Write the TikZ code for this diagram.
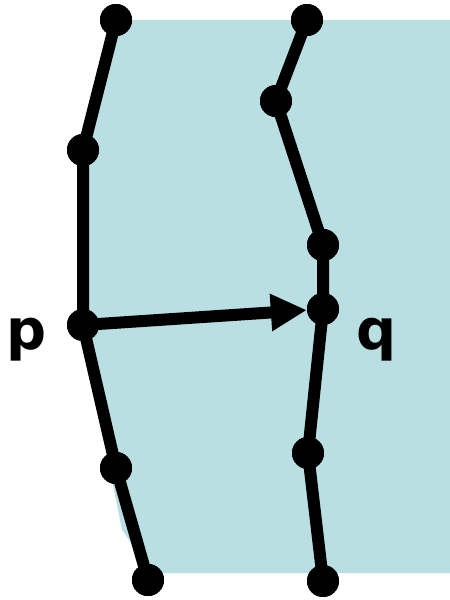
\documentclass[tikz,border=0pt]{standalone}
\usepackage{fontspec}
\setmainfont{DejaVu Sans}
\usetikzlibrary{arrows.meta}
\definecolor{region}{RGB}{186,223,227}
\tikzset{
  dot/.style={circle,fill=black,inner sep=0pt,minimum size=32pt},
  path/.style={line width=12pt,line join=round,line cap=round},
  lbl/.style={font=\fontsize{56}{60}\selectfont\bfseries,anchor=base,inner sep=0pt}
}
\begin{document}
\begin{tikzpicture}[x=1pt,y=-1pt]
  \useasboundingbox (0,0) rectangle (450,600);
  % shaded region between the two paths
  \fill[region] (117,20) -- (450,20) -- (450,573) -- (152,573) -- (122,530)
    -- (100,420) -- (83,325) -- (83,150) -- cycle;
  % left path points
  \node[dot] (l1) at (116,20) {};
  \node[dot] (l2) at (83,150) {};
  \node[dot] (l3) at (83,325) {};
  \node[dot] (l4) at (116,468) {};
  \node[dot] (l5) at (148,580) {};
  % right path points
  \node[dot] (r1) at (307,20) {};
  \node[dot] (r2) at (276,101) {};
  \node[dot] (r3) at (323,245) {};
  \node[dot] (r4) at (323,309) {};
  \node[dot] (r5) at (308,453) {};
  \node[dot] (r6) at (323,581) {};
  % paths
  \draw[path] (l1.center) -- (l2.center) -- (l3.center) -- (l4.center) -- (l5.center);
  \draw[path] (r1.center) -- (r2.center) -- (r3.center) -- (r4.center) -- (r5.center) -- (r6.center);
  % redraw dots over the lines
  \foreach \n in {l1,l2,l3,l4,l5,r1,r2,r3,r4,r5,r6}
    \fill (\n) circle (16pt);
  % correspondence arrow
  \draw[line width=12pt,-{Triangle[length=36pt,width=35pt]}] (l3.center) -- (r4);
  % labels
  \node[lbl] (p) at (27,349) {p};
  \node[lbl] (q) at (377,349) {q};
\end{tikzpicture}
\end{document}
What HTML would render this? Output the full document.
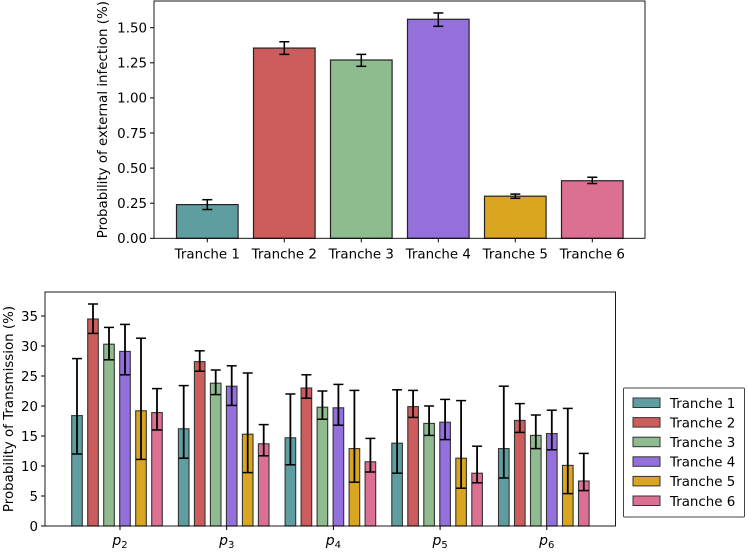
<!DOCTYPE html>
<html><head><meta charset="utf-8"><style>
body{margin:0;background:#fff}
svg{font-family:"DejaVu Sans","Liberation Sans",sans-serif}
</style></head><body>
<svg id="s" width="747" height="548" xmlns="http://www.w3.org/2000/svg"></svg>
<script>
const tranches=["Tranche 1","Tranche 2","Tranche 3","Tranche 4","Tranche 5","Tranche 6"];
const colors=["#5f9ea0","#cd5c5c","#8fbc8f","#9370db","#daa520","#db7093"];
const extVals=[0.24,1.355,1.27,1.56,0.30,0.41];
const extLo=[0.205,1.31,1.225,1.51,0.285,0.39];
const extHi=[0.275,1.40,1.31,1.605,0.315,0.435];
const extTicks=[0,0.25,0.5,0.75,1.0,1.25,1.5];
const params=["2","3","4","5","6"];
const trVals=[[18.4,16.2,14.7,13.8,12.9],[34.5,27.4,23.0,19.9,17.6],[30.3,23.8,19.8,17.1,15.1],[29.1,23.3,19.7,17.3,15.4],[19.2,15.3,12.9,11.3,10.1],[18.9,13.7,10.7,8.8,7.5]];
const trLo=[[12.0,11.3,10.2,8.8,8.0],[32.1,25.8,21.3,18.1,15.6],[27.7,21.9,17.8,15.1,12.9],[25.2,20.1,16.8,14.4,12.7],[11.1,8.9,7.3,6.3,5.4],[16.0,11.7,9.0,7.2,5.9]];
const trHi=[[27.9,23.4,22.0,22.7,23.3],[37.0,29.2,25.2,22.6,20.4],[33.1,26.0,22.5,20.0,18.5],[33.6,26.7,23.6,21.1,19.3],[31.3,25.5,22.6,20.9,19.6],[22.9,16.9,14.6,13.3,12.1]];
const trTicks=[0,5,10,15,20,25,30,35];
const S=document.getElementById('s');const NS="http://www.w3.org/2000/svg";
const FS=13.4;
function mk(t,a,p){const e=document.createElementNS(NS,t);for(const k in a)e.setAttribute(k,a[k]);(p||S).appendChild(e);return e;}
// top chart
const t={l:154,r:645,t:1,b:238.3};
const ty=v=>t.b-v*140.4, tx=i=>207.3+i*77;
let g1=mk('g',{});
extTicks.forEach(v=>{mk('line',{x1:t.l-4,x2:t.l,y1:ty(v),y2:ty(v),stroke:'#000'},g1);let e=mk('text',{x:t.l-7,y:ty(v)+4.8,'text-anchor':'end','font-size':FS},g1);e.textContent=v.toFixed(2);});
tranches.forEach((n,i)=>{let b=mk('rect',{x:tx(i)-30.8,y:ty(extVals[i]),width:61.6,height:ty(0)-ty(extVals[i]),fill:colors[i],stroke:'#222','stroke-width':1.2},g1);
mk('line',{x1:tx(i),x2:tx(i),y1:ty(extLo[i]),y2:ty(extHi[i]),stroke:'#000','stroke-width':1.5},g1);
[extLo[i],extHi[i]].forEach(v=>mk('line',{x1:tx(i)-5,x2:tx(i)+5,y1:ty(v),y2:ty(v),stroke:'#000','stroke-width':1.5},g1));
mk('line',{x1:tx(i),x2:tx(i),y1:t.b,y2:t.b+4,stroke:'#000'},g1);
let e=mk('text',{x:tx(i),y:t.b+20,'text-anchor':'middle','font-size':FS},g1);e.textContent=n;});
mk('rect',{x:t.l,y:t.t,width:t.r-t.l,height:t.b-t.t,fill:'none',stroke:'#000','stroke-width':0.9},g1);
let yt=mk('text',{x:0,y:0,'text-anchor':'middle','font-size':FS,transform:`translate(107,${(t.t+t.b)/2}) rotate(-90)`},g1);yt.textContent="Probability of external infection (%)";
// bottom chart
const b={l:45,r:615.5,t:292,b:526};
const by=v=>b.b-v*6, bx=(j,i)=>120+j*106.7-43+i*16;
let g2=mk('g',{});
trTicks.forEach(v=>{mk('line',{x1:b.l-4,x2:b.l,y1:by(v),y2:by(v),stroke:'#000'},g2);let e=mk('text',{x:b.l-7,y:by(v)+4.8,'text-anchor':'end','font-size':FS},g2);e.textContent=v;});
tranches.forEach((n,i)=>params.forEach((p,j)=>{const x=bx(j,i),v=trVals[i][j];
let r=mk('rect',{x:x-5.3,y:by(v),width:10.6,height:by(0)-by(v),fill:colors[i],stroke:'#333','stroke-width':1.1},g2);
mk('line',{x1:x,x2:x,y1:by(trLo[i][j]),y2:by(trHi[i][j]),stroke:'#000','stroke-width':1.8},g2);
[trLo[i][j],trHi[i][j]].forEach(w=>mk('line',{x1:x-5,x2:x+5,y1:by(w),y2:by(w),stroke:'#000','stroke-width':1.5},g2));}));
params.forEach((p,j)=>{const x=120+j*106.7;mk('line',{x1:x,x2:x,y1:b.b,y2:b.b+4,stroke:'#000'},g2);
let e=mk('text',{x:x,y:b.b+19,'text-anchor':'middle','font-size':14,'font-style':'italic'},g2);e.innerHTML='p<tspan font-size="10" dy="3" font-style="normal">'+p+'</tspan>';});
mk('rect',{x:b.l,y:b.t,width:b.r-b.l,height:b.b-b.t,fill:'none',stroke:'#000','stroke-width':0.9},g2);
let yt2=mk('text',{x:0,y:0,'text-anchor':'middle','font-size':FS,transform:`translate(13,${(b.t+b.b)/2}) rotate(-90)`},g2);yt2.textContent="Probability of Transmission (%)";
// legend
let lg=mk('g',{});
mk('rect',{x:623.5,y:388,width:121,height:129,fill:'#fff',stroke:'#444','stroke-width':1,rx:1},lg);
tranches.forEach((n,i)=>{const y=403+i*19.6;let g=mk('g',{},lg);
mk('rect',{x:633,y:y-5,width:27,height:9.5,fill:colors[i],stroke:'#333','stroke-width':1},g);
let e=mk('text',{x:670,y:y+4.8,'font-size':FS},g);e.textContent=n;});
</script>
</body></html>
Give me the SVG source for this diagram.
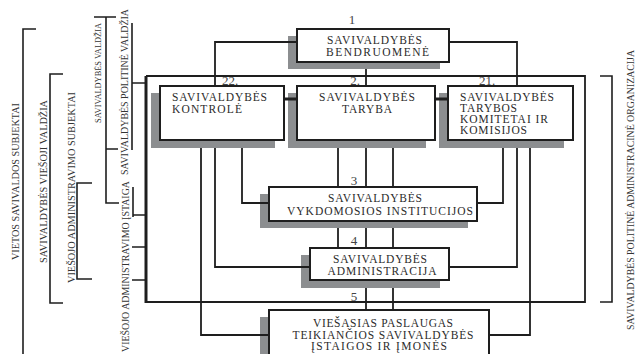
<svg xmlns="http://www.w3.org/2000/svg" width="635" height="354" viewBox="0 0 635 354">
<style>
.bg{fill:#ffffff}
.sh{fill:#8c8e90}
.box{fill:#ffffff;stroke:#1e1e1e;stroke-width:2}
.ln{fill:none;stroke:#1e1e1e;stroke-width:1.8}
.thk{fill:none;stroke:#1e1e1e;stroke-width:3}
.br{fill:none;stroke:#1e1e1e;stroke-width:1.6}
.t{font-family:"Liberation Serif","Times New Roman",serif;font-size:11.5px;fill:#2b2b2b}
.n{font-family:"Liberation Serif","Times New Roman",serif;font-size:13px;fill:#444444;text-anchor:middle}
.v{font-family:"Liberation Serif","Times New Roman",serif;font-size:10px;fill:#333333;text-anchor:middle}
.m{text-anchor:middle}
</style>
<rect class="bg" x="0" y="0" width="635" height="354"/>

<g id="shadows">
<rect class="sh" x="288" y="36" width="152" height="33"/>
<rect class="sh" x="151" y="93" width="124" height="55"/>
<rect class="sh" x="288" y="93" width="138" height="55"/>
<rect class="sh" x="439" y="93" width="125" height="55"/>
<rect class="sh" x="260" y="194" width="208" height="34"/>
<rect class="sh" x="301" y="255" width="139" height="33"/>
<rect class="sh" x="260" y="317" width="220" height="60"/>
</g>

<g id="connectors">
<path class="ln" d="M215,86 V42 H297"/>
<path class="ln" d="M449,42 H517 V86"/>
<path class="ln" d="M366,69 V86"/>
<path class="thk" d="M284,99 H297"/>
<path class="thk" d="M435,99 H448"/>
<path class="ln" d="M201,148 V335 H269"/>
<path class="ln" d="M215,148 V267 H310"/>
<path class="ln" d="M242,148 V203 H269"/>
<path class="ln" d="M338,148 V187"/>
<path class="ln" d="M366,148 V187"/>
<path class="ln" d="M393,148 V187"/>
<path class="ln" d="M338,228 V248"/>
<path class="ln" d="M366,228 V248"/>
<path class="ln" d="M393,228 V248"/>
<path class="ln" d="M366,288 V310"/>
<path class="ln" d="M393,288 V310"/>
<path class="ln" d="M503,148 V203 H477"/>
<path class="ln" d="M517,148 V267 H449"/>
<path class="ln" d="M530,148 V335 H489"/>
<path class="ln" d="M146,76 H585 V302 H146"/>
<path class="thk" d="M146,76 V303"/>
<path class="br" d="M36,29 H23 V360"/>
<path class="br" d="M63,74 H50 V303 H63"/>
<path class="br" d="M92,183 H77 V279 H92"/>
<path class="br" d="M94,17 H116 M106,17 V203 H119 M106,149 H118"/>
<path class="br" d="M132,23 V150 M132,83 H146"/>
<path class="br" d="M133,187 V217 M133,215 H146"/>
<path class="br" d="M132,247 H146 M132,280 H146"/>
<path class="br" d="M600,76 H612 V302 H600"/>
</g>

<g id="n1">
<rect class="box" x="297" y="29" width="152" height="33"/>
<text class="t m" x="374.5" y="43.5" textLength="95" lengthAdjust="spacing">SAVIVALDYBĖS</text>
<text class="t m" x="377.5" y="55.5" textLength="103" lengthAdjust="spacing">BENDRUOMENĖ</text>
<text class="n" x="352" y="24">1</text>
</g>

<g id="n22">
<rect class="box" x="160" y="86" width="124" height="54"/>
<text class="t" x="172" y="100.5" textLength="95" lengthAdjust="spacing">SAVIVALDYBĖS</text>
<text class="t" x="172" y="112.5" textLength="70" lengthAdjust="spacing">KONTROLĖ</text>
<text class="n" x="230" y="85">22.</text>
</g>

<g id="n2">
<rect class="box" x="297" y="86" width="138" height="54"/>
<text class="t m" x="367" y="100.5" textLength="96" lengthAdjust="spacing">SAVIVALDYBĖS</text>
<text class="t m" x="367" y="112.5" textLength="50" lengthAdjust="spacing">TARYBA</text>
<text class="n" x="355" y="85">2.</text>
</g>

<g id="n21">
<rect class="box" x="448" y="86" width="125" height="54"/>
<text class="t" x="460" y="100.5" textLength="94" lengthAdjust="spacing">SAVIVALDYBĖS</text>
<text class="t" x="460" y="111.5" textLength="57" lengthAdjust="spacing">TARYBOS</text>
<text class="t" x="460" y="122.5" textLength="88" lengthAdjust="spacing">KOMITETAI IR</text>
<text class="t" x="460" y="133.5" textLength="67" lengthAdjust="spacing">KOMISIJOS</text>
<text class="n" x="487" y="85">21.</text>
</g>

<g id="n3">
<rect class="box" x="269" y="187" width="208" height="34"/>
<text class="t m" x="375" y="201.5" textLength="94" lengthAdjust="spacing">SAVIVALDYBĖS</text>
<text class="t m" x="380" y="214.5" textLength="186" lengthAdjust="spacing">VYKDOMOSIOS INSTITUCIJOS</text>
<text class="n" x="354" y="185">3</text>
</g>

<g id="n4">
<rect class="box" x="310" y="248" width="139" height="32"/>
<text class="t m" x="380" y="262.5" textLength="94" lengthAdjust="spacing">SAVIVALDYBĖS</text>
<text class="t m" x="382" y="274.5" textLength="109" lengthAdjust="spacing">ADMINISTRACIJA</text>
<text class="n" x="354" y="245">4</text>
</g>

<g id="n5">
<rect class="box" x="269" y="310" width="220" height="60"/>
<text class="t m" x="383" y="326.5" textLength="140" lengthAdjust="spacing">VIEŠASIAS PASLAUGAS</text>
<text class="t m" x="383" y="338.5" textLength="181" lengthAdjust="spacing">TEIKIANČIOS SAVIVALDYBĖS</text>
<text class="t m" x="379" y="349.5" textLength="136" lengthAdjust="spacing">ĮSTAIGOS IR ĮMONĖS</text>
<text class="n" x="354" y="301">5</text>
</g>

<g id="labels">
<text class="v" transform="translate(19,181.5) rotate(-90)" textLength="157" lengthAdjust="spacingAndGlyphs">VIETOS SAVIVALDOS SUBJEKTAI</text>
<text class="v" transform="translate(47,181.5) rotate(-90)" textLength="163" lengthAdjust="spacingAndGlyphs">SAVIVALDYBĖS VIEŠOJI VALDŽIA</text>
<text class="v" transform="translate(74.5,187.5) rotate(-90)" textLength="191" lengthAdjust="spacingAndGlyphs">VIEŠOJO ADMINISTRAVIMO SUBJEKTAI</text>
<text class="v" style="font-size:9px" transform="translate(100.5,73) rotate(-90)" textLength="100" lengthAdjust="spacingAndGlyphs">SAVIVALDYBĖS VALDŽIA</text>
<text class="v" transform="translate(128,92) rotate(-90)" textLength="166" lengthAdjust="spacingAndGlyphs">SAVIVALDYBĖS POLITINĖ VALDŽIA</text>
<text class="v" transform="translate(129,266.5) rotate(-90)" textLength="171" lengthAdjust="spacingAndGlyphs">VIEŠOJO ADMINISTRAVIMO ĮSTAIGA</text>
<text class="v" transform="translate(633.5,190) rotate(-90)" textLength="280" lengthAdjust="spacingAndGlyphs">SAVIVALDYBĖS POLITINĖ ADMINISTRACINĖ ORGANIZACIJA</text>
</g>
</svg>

════════════════════

Work to be completed. Report only how many lines in the entries contain "this".

Task solution. 3